Cinema | Gol da Romênia na Berlinale

Por Rodrigo Fonseca
Especial para o Correio da Manhã


Mais desconcertante e inventivo dos nove longas-metragens já apresentados entre os 15 concorrentes ao Urso de Ouro já exibidos pelo 71º Festival de Berlim, que termina nesta sexta, “Bad Luck Banging or Loony Porn” (“Babardeala cu bucluc sau porno balamuc”) é mais uma comprovação de que a criatividade e a ousadia da Romênia, nas telas, não tem fim, sobretudo ao fazer da pandemia da covid-19 parte de sua narrativa.

Hilário do começo ao fim, mesmo quando sua câmera está apenas a observar o vaivém das ruas, seguindo sua protagonista, a professora Emi (Katia Pascariu), esse conto moral dirigido por Radu Jude (de “A Nação Morta”) já incorpora as máscaras de proteção ao coronavírus entre seus personagens, datando sua narrativa ao surto pandêmico do presente.
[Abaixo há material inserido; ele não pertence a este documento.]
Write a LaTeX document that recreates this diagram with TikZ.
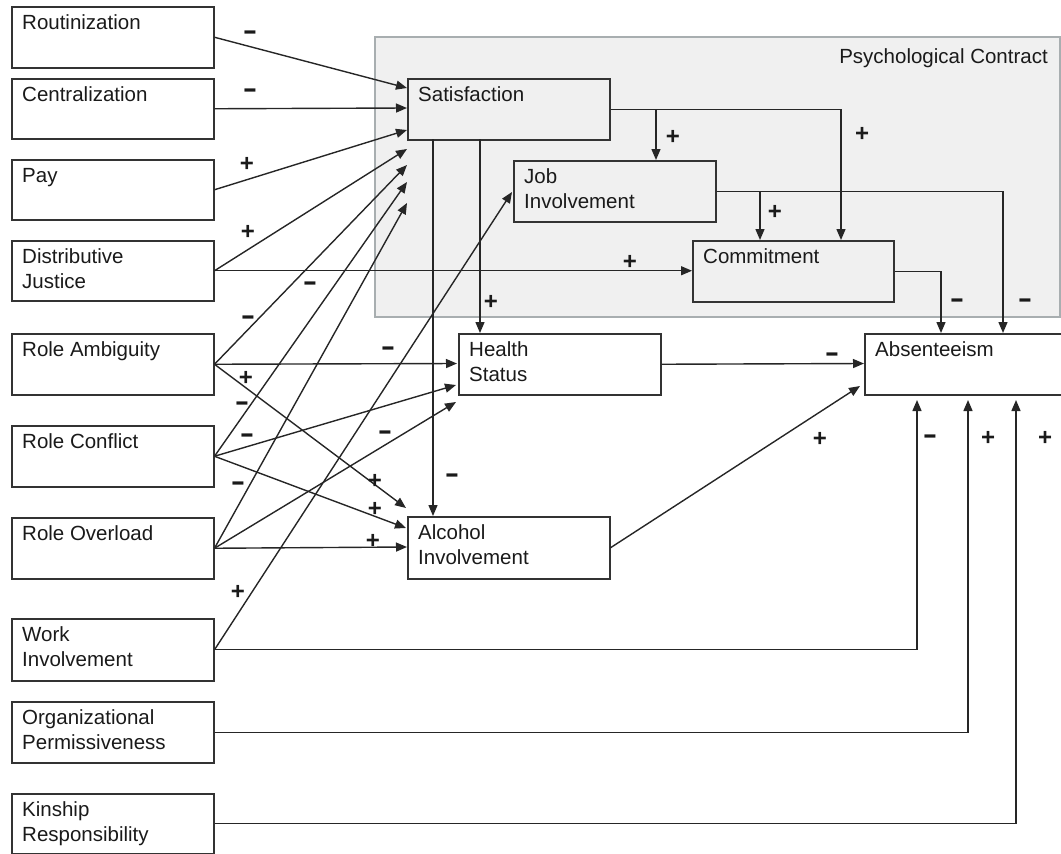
\documentclass[tikz,border=0pt]{standalone}
\usepackage{fontspec}
\setmainfont{Liberation Sans}
\usetikzlibrary{arrows.meta,calc}
\definecolor{ink}{HTML}{1A1A1A}
\definecolor{wire}{HTML}{262626}
\definecolor{boxline}{HTML}{333333}
\definecolor{pcfill}{HTML}{F0F0F0}
\definecolor{pcline}{HTML}{A8AEB0}
\newcommand\twoline[2]{\begin{tabular}[t]{@{}l@{}}#1\\#2\end{tabular}}
\newcommand\widedash{\scalebox{1.6}[1]{-}}

\begin{document}
\begin{tikzpicture}[x=1pt,y=-1pt,
  box/.style={draw=boxline, line width=1.5pt, rectangle, anchor=north west, inner sep=0pt},
  txt/.style={anchor=base west, inner sep=0pt, text=ink, font=\fontsize{20.5}{25}\selectfont},
  plussign/.style={anchor=base, inner sep=0pt, text=ink, font=\fontsize{24}{25}\selectfont\bfseries},
  minussign/.style={anchor=base, inner sep=0pt, text=ink, font=\fontsize{27}{25}\selectfont\bfseries},
  link/.style={draw=wire, line width=1.4pt, -{Triangle[length=11pt,width=9pt]}}]

\clip (0,0) rectangle (1061,854);

% psychological contract region
\node[draw=pcline, fill=pcfill, line width=1.8pt, rectangle, anchor=north west,
      inner sep=0pt, minimum width=685pt, minimum height=280pt] (pc) at (374,36) {};
\node[txt, anchor=base east] (pclabel) at (1048,63) {Psychological Contract};

% antecedents (left column)
\node[box, minimum width=202pt, minimum height=61pt] (rout) at (11,6) {};
\node[txt] (rout-t) at (22,29) {Routinization};
\node[box, minimum width=202pt, minimum height=60pt] (cent) at (11,78) {};
\node[txt] (cent-t) at (22,101) {Centralization};
\node[box, minimum width=202pt, minimum height=60pt] (pay) at (11,159) {};
\node[txt] (pay-t) at (22,182) {Pay};
\node[box, minimum width=202pt, minimum height=60pt] (dj) at (11,240) {};
\node[txt] (dj-t) at (22,263) {\twoline{Distributive}{Justice}};
\node[box, minimum width=202pt, minimum height=61pt] (ra) at (11,333) {};
\node[txt] (ra-t) at (22,356) {Role Ambiguity};
\node[box, minimum width=202pt, minimum height=61pt] (rc) at (11,425) {};
\node[txt] (rc-t) at (22,448) {Role Conflict};
\node[box, minimum width=202pt, minimum height=61pt] (ro) at (11,517) {};
\node[txt] (ro-t) at (22,540) {Role Overload};
\node[box, minimum width=202pt, minimum height=62pt] (wi) at (11,618) {};
\node[txt] (wi-t) at (22,641) {\twoline{Work}{Involvement}};
\node[box, minimum width=202pt, minimum height=61pt] (op) at (11,701) {};
\node[txt] (op-t) at (22,724) {\twoline{Organizational}{Permissiveness}};
\node[box, minimum width=202pt, minimum height=60pt] (kr) at (11,793) {};
\node[txt] (kr-t) at (22,816) {\twoline{Kinship}{Responsibility}};

% mediators and outcome
\node[box, minimum width=202pt, minimum height=61pt] (sat) at (407,78) {};
\node[txt] (sat-t) at (418,101) {Satisfaction};
\node[box, minimum width=202pt, minimum height=61pt] (ji) at (513,160) {};
\node[txt] (ji-t) at (524,183) {\twoline{Job}{Involvement}};
\node[box, minimum width=201pt, minimum height=61pt] (cm) at (692,240) {};
\node[txt] (cm-t) at (703,263) {Commitment};
\node[box, minimum width=202pt, minimum height=61pt] (hs) at (458,333) {};
\node[txt] (hs-t) at (469,356) {\twoline{Health}{Status}};
\node[box, minimum width=202pt, minimum height=62pt] (al) at (407,516) {};
\node[txt] (al-t) at (418,539) {\twoline{Alcohol}{Involvement}};
\node[box, minimum width=215pt, minimum height=61pt] (ab) at (864,333) {};
\node[txt] (ab-t) at (875,356) {Absenteeism};

% arrow end points beside the target boxes
\coordinate (s1) at (407,88);
\coordinate (s2) at (407,108);
\coordinate (s3) at (407,130);
\coordinate (s4) at (407,149);
\coordinate (s5) at (407,165);
\coordinate (s6) at (407,182);
\coordinate (s7) at (407,203);
\coordinate (h1) at (457,363.5);
\coordinate (h2) at (456,385);
\coordinate (h3) at (456,402);
\coordinate (a1) at (406,508);
\coordinate (a2) at (406,528);
\coordinate (a3) at (407,547);
\coordinate (jiin) at (656,160);
\coordinate (jiin2) at (512,192);
\coordinate (cmin1) at (841,240);
\coordinate (cmin2) at (760,240);
\coordinate (abt1) at (941,333);
\coordinate (abt2) at (1003,333);
\coordinate (abl1) at (864,363.5);
\coordinate (abl2) at (860,386);
\coordinate (abb1) at (917,400);
\coordinate (abb2) at (968,400);
\coordinate (abb3) at (1016,400);
\coordinate (satb1) at (433,139);
\coordinate (satb2) at (480,139);
\coordinate (alt) at (433,516);
\coordinate (hst) at (480,333);

% antecedents -> satisfaction
\draw[link] (rout.east) -- (s1);
\draw[link] (cent.east) -- (s2);
\draw[link] (pay.east) -- (s3);
\draw[link] (dj.east) -- (s4);
\draw[link] (ra.east) -- (s5);
\draw[link] (rc.east) -- (s6);
\draw[link] (ro.east) -- (s7);

% antecedents -> other mediators
\draw[link] (dj.east) -- (dj.east -| cm.west);
\draw[link] (ra.east) -- (h1);
\draw[link] (rc.east) -- (h2);
\draw[link] (ro.east) -- (h3);
\draw[link] (ra.east) -- (a1);
\draw[link] (rc.east) -- (a2);
\draw[link] (ro.east) -- (a3);
\draw[link] (wi.east) -- (jiin2);

% within the psychological contract
\draw[link] (satb1) -- (alt);
\draw[link] (satb2) -- (hst);
\draw[link] (sat.east) -| (jiin);
\draw[link] (sat.east) -| (cmin1);
\draw[link] (ji.east) -| (cmin2);
\draw[link] (ji.east) -| (abt2);
\draw[link] (cm.east) -| (abt1);

% into absenteeism
\draw[link] (hs.east) -- (abl1);
\draw[link] (al.east) -- (abl2);
\draw[link] (wi.east) -| (abb1);
\draw[link] (op.east) -| (abb2);
\draw[link] (kr.east) -| (abb3);

% path signs
\node[minussign] (g1) at (250,39) {\widedash};
\node[minussign] (g2) at (250,97) {\widedash};
\node[plussign] (g3) at (247,171) {+};
\node[plussign] (g4) at (248,239) {+};
\node[minussign] (g5) at (310,290) {\widedash};
\node[minussign] (g6) at (248,324) {\widedash};
\node[minussign] (g7) at (388,355) {\widedash};
\node[plussign] (g8) at (246,385) {+};
\node[minussign] (g9) at (242,410) {\widedash};
\node[minussign] (g10) at (247,442) {\widedash};
\node[minussign] (g11) at (385,439) {\widedash};
\node[minussign] (g12) at (238,490) {\widedash};
\node[plussign] (g13) at (375,488) {+};
\node[plussign] (g14) at (375,516) {+};
\node[plussign] (g15) at (373,548) {+};
\node[minussign] (g16) at (452,482) {\widedash};
\node[plussign] (g17) at (238,599) {+};
\node[plussign] (g18) at (491,309) {+};
\node[plussign] (g19) at (630,269) {+};
\node[plussign] (g20) at (673,144) {+};
\node[plussign] (g21) at (862,141) {+};
\node[plussign] (g22) at (775,219) {+};
\node[minussign] (g23) at (957,307) {\widedash};
\node[minussign] (g24) at (1025,307) {\widedash};
\node[minussign] (g25) at (832,361) {\widedash};
\node[plussign] (g26) at (820,446) {+};
\node[minussign] (g27) at (930,443) {\widedash};
\node[plussign] (g28) at (988,445) {+};
\node[plussign] (g29) at (1045,445) {+};
\end{tikzpicture}
\end{document}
A partir da histeria que se vive hoje, em meio aos confinamentos, a comédia de Jude acompanha, em três atos distintos, a história do ataque a Emi depois que uma gravação dela fazendo amor com seu marido vaza na internet.

A primeira parte é a reação dela às acusações e o impacto dessas em seu dia a dia. A segunda (e genial) parte é uma livre (e põe livre nisso!) montagem de cenas com conexões eróticas e políticas, tiradas de arquivos. E a parte final, mais teatralizada, é o julgamento dela. Em cartaz na MUBI (um dos streamings que mais crescem em popularidade na web hoje) com “Uppercase Print” (2020), Jude define seu trabalho mais recente como uma seleção de esquetes. Seleção essa que ataca a hipocrisia nossa de cada dia e a cultura online do ódio.
“Não tenho nada contra o ódio, mas é perigoso encorajá-lo, até porque a agressividade se espalha mais rápido nas redes sociais do que na vida real. E quando a agressividade cresce, a solidariedade cai. Muitos intelectuais conservadores insistem em dizer que não vivemos um momento de fascismo no mundo, mas líderes fascistas estão aí”, disse Jude ao Correio da Manhã, colecionando elogios a uma comédia que desponta como favorita da Berlinale.

CURADORIA POTENTE

Iniciado na segunda, o evento este ano teve que encolher sua seleção de filmes, o que não significa encolher a potência de sua curadoria, como se comprova em joias como “Memory Box”, de Joana Hadjithomas e Khalil Joreige (Líbano) e “Next Door”, a estreia do ator teuto-espanhol Daniel Brühl (de “Adeus, Lênin!”) como realizador. Ambos têm chance de saírem da competição bem premiados. O Brasil conseguiu holofotes (e aplausos) ao debater a luta diária de suas populações indígenas no .doc “A Última Floresta”, de Luiz Bolognesi. Mas nada fez mais barulho do que “Bad Luck Banging or Loony Porn”, dada a maneira inusitada como seu diretor retrata o quão hipócrita a Europa – e não só ela – é em relação ao sexo.
“Cansei de ver filmes na TV em que os programadores cortavam cenas onde víamos seios nus ou bumbuns de fora. Mas, lá fora, nas ruas da Romênia, no mercado negro, cobrava-se caro por um VHS com filmes eróticos. É a hipocrisia que nos cerca”, diz Radu, que ataca a ditadura do “roteiro” nas narrativas.

“O cinema hoje dá cada vez menos valor à liberdade, de modo que tudo num filme precisa ser previamente escrito, de modo formulaico. A terceira parte de ‘Bad Luck...’, por seguir uma linha mais narrativa, com as consequências da história da professora, precisava ter mais elementos escritos até para que nós pudéssemos improvisar. Mas, no geral, tento fugir das amarras. A segunda parte, por exemplo, foi a mais caótica, baseada em cenas de arquivo que eu fui buscando e que se relacionassem com a trama. E dali veio sua força. Os diretores temem o caos, mas é dele que nasce a vitalidade”.

Desde 2005, quando “A Morte do Sr. Lazarescu”, de Cristi Puiu, brilhou em Cannes, a chamada Primavera Romena se impôs como o mais sólido movimento estético do cinema no século XXI, com ataques ao moralismo “Eu sou pai de duas crianças. Ao frequentar uma reunião de escola, eu percebo as brutalidades que a vida produz”, diz Radu. “Meu cinema está atento a elas”.